• [Data extract]
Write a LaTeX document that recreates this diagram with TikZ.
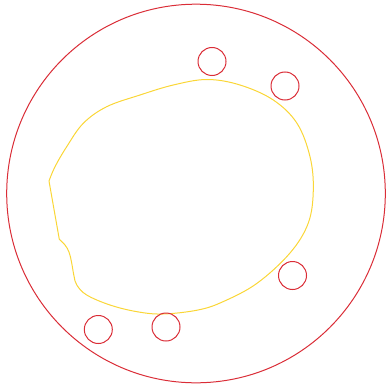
\documentclass[tikz,border=0pt]{standalone}
\usepackage{tikz}
\usetikzlibrary{positioning}
\definecolor{cring}{RGB}{218,45,55}
\definecolor{cblob}{RGB}{250,214,55}

\begin{document}
\begin{tikzpicture}[x=1pt, y=-1pt]
        \useasboundingbox (0,0) rectangle (387,385);
        % --- outer ring
        \draw[cring, line width=1pt] (196,193.5) circle (189.3);
        % --- inner blob
        \draw[cblob, line width=1pt] (49,181) -- (59.3,239.3)
          plot[smooth, tension=0.6] coordinates {(59.3,239.3) (65,245) (69,252) (71.5,262) (74,276) (76.8,285) (86.7,295)
            (110,305) (137,311.7) (163,314) (198,310) (223,301.7) (257,283.3) (290,253) (308.3,223) (313.3,190)
            (310,156.7) (297,123.3) (273.3,100) (240,85) (207,79.5) (173.3,85) (140,95) (106.7,106.7) (83.3,123.3)
            (66.7,146.7) (55,166.7) (49,181)};
        % --- small holes
        \foreach \p in {(212,61.5), (285,86), (292.5,275.5), (166,327), (98.3,329.5)}{
          \draw[cring, line width=1pt] \p circle (14);}
      \end{tikzpicture}
\end{document}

• [The exercise]
Leave out the pictures and reproduce the rest of the listing exactly.

• [Correct answer]
Write a LaTeX document that recreates this diagram with TikZ.
\documentclass[tikz,border=0pt]{standalone}
\usepackage{tikz}
\usetikzlibrary{positioning}
\definecolor{cring}{RGB}{218,45,55}
\definecolor{cblob}{RGB}{250,214,55}

\begin{document}
\begin{tikzpicture}[x=1pt, y=-1pt]
        \useasboundingbox (0,0) rectangle (387,385);
        % --- outer ring
        \draw[cring, line width=1pt] (196,193.5) circle (189.3);
        % --- inner blob
        \draw[cblob, line width=1pt] (49,181) -- (59.3,239.3)
          plot[smooth, tension=0.6] coordinates {(59.3,239.3) (65,245) (69,252) (71.5,262) (74,276) (76.8,285) (86.7,295)
            (110,305) (137,311.7) (163,314) (198,310) (223,301.7) (257,283.3) (290,253) (308.3,223) (313.3,190)
            (310,156.7) (297,123.3) (273.3,100) (240,85) (207,79.5) (173.3,85) (140,95) (106.7,106.7) (83.3,123.3)
            (66.7,146.7) (55,166.7) (49,181)};
        % --- small holes
        \foreach \p in {(212,61.5), (285,86), (292.5,275.5), (166,327), (98.3,329.5)}{
          \draw[cring, line width=1pt] \p circle (14);}
      \end{tikzpicture}
\end{document}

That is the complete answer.